Den Ehrenpreis für überragendes soziales Engagement in den Hamburger Medien erhielt die ehemalige Abendblatt-Redakteurin und Gründerin des Vereins "Kinder helfen Kindern", Renate Schneider. "Mir ist es nicht schwergefallen, etwas Gutes zu tun, da ich das Hamburger Abendblatt immer im Rücken hatte", sagte sie bei der Preisübergabe. Axel Springer selbst habe sie ermutigt, sich für die Menschen in dieser Stadt einzusetzen. Für ihre vielen Initiativen hat die Hamburgerin insgesamt mehr als 12 Millionen Euro gesammelt. Ein Einsatz, der nun auch von den Medien gewürdigt wurde.

"Die Presse sollte sowieso viel mehr über Positives berichten", findet die Landesverbandsvorsitzende vom Verband Deutscher Unternehmerinnen, Kristina Tröger. Oft würden die negativen Schlagzeilen die Medienagenda beherrschen, so Tröger weiter. Die aktuelle Debatte im "Stern" um das Verhalten von FDP-Politiker Rainer Brüderle sei ein gutes Beispiel dafür, dass viele Medien förmlich nach Skandalen suchten, findet Fernsehmoderator Uli Pingel. "Gesucht, gefahndet, gefunden." Egal, was an den Anschuldigungen wahr sei, es sei sehr merkwürdig, dass diese Geschichte genau zu dem Zeitpunkt publik worden sei, als Herr Brüderle zum Spitzenkandidaten erklärt wurde.

Gerade die aktuelle Diskussion natürlich lässt die Frage aufkommen, ob Journalisten und Politiker sich möglicherweise zu nahestehen. "Das kommt auf den Einzelfall an", sagte Hamburgs Zweite Bürgermeisterin Dorothee Stapelfeldt. "Zur journalistischen Recherche gehört, dass auch gute und vertrauliche Gespräche entstehen. Aber wo es notwendig ist, muss auch Distanz gewahrt werden", so Stapelfeldt weiter. Ein professionelles und vertrauensvolles Miteinander sei nach wie vor von großer Bedeutung.

Man könne den Fall Brüderle nicht pauschalisieren, meinte auch Finanzsenator Peter Tschentscher. In seinem Amt sei das Verhältnis zur Presse keineswegs zu eng und immer sehr professionell. "Es ist ausgewogen und sachbezogen, auch wenn es manchmal sehr anstrengend ist, da man sehr auf seine Wortwahl achten muss", so der Senator.

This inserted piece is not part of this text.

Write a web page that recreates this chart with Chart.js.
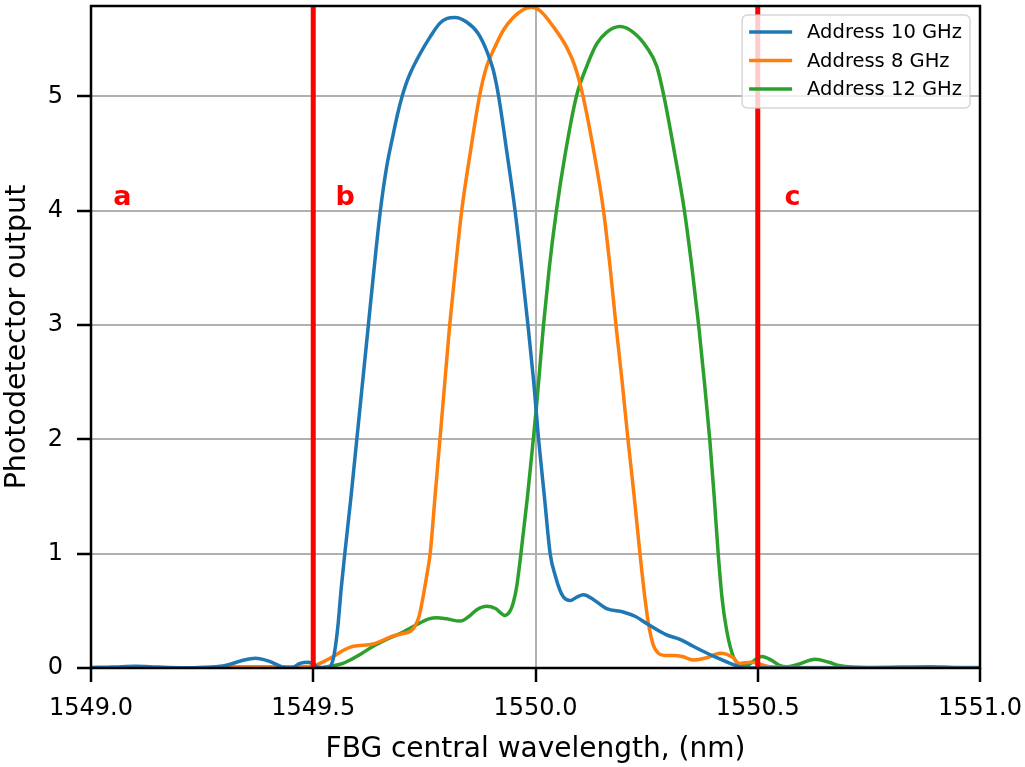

"Das Kunststück ist die Balance", sagt der Hamburger Verleger und Publizist Wolfgang E. Buss zu diesem Thema. Eine Feindschaft bringe niemanden weiter, geheime Absprachen auch nicht. Nicht nur die Politiker, auch "die Medien müssen heutzutage auch um Aufmerksamkeit kämpfen". Es sei eine Herausforderung, jeden Tag etwas "Spannendes" zu liefern - das müsse man bedenken. Für das politische Geschehen hätten derlei Enthüllungen eigentlich keine Relevanz, meint Buss.

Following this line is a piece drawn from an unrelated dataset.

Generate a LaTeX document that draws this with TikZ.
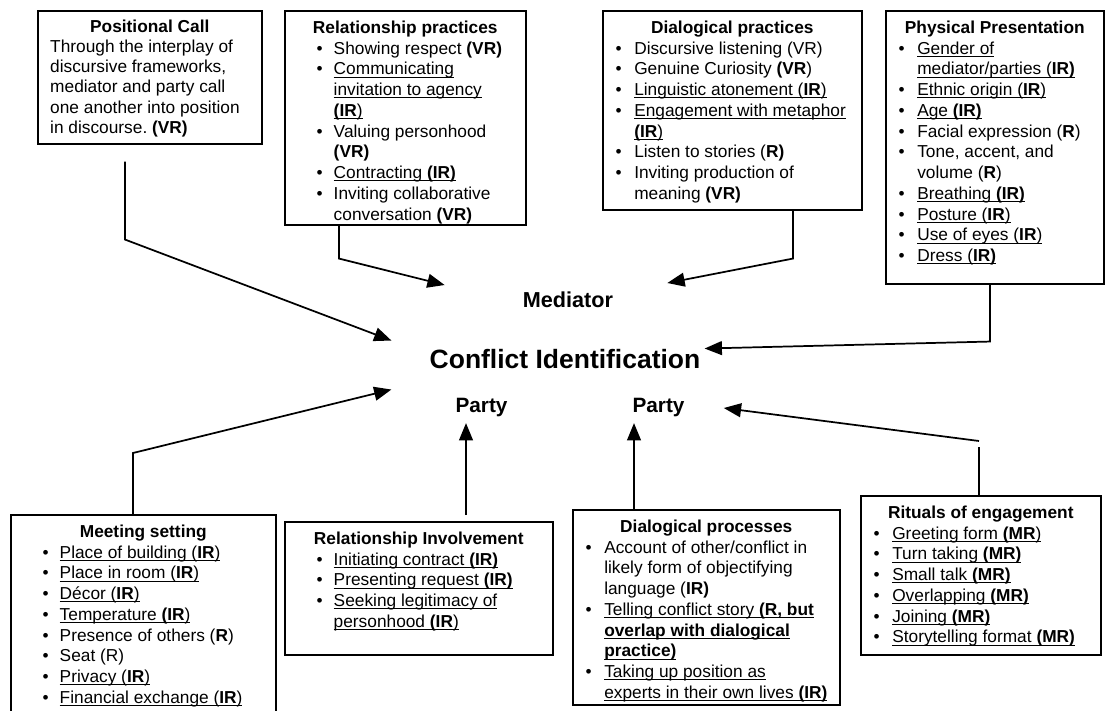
\documentclass[tikz,border=0pt]{standalone}
\usepackage{fontspec}
\setmainfont{Liberation Sans}
\usetikzlibrary{calc,arrows.meta}
\frenchspacing

\newlength\pxu
\setlength\pxu{0.578pt}
\newlength\bulin
\newlength\txtin
\newsavebox\ulbox

\newcommand{\uln}[1]{\sbox\ulbox{#1}\rlap{\rule[-1.6pt]{\wd\ulbox}{0.6pt}}\usebox\ulbox}
\newcommand{\cardbody}[4]{\parbox[t][\dimexpr#2\pxu-9.2pt\relax][t]{\dimexpr#1\pxu-14.4pt\relax}{{\centering\bfseries\strut#3\par}\raggedright\rightskip=-4pt plus 1fil\relax #4}}
\newcommand{\bitem}{\par\hangindent=\txtin\hangafter=1\noindent\hbox to\txtin{\hskip\bulin\textbullet\hfil}}

\tikzset{
	cardbox/.style={draw, line width=0.9pt, anchor=north west, inner xsep=7.2pt, inner ysep=4.6pt, font=\fontsize{10pt}{12pt}\selectfont},
	widelist/.style={cardbox, execute at begin node={\setlength\bulin{11.2pt}\setlength\txtin{21.1pt}}},
	narrowlist/.style={cardbox, execute at begin node={\setlength\bulin{0.2pt}\setlength\txtin{11pt}}},
	tag/.style={anchor=base, inner sep=2pt, font=\bfseries\fontsize{12pt}{14pt}\selectfont},
	link/.style={line width=1pt},
	arr/.style={link, -{Triangle[length=10pt,width=8pt]}}
}

\begin{document}
\begin{tikzpicture}[x=0.578pt, y=-0.578pt]
	\clip (0,0) rectangle (1108,711);

	\node[cardbox, font=\fontsize{10pt}{11.6pt}\selectfont] (pos) at (37,10) {\cardbody{224}{133}{Positional Call}{Through the interplay of\newline discursive frameworks,\newline mediator and party call\newline one another into position\newline in discourse. \textbf{(VR)}}};
	\node[widelist] (relprac) at (284,10) {\cardbody{241}{214}{Relationship practices}{
		\bitem Showing respect \textbf{(VR)}
		\bitem \uln{Communicating}\newline\uln{invitation to agency}\newline\uln{\textbf{(IR})}
		\bitem Valuing personhood\newline\textbf{(VR)}
		\bitem \uln{Contracting \textbf{(IR)}}
		\bitem Inviting collaborative\newline conversation \textbf{(VR)}}};
	\node[narrowlist] (dialprac) at (602,10) {\cardbody{259}{199}{Dialogical practices}{
		\bitem Discursive listening (VR)
		\bitem Genuine Curiosity \textbf{(VR})
		\bitem \uln{Linguistic atonement (\textbf{IR})}
		\bitem \uln{Engagement with metaphor}\newline\uln{\textbf{(IR})}
		\bitem Listen to stories (\textbf{R)}
		\bitem Inviting production of\newline meaning \textbf{(VR)}}};
	\node[narrowlist] (phys) at (885,10) {\cardbody{218}{273}{Physical Presentation}{
		\bitem \uln{Gender of}\newline\uln{mediator/parties (\textbf{IR)}}
		\bitem \uln{Ethnic origin (\textbf{IR})}
		\bitem \uln{Age \textbf{(IR)}}
		\bitem Facial expression (\textbf{R})
		\bitem Tone, accent, and\newline volume (\textbf{R})
		\bitem \uln{Breathing \textbf{(IR)}}
		\bitem \uln{Posture (\textbf{IR})}
		\bitem \uln{Use of eyes (\textbf{IR})}
		\bitem \uln{Dress (\textbf{IR)}}}};

	\node[tag, font=\bfseries\fontsize{12.5pt}{15pt}\selectfont] (med) at (568,308) {Mediator};
	\node[tag, font=\bfseries\fontsize{15.3pt}{18pt}\selectfont] (conf) at (565,369) {Conflict Identification};
	\node[tag] (party1) at (481.5,413) {Party};
	\node[tag] (party2) at (658.5,413) {Party};

	\node[widelist] (meet) at (10,514) {\cardbody{265}{240}{Meeting setting}{
		\bitem \uln{Place of building (\textbf{IR})}
		\bitem \uln{Place in room (\textbf{IR})}
		\bitem \uln{Décor (\textbf{IR})}
		\bitem \uln{Temperature \textbf{(IR})}
		\bitem Presence of others (\textbf{R})
		\bitem Seat (R)
		\bitem \uln{Privacy (\textbf{IR})}
		\bitem \uln{Financial exchange (\textbf{IR})}}};
	\node[widelist] (relinv) at (284,521) {\cardbody{268}{133}{Relationship Involvement}{
		\bitem \uln{Initiating contract \textbf{(IR)}}
		\bitem \uln{Presenting request \textbf{(IR)}}
		\bitem \uln{Seeking legitimacy of}\newline\uln{personhood \textbf{(IR})}}};
	\node[narrowlist] (dialproc) at (572,509) {\cardbody{267}{195}{Dialogical processes}{
		\bitem Account of other/conflict in\newline likely form of objectifying\newline language (\textbf{IR)}
		\bitem \uln{Telling conflict story \textbf{(R, but}}\newline\uln{\textbf{overlap with dialogical}}\newline\uln{\textbf{practice)}}
		\bitem \uln{Taking up position as}\newline\uln{experts in their own lives \textbf{(IR)}}}};
	\node[narrowlist] (rit) at (860,495) {\cardbody{240}{159}{Rituals of engagement}{
		\bitem \uln{Greeting form \textbf{(MR})}
		\bitem \uln{Turn taking \textbf{(MR)}}
		\bitem \uln{Small talk \textbf{(MR)}}
		\bitem \uln{Overlapping \textbf{(MR)}}
		\bitem \uln{Joining \textbf{(MR)}}
		\bitem \uln{Storytelling format \textbf{(MR)}}}};

	\draw[arr] ($(pos.south west)+(88,17)$) -- ++(0,78) -- ($(conf.west)+(-34.5,-19)$);
	\draw[arr] ($(relprac.south west)+(55,0)$) -- ++(0,33) -- ($(med.north west)+(-74.5,-3.5)$);
	\draw[arr] ($(dialprac.south west)+(191,0)$) -- ++(0,48) -- ($(med.north east)+(50.5,-5.5)$);
	\draw[arr] ($(phys.south west)+(105,0)$) -- ++(0,57) -- ($(conf.east)+(0.5,-11)$);
	\draw[arr] ($(meet.north west)+(123,0)$) -- ++(0,-61) -- ($(conf.west)+(-34.5,30)$);
	\draw[arr] ($(relinv.north west)+(182,-6)$) -- ($(party1.south)+(-15.5,2)$);
	\draw[arr] ($(dialproc.north west)+(62,0)$) -- ($(party2.south)+(-24.5,2)$);
	\draw[link] ($(rit.north west)+(119,0)$) -- ++(0,-48);
	\draw[arr] ($(rit.north west)+(119,-54)$) -- ($(party2.east)+(35.5,0)$);
\end{tikzpicture}
\end{document}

Am Ende hielten weder die Diskussionen um die Herrenwitze eines Politikers noch die anhaltende Debatte über eine angebliche Krise der Medien die Anwesenden vom gemeinsamen Feiern ab. Gegen 22 Uhr marschierten die Debütanten der Tanzschule Die Schrittmacher zum Ballauftakt im großen Festsaal des Hotels ein, und dann durfte endlich getanzt werden. Von Walzer bis Salsa, für jeden Geschmack war etwas dabei, und zu späterer Stunde sorgte Stargast Hugo Egon Balder mit seiner Band Rudolf Rock & Die Schocker dafür, dass auch die Rock-'n'-Roll-Fans auf ihre Kosten kamen. Eine Verschnaufpause gab es erst zur traditionellen Tombola um Mitternacht, danach wurde bis in die Morgenstunden weitergetanzt.

Journalisten, Politiker, Schauspieler und Wirtschaftsbosse - sie alle waren in dieser Nacht fröhlich und friedlich auf dem Parkett vereint.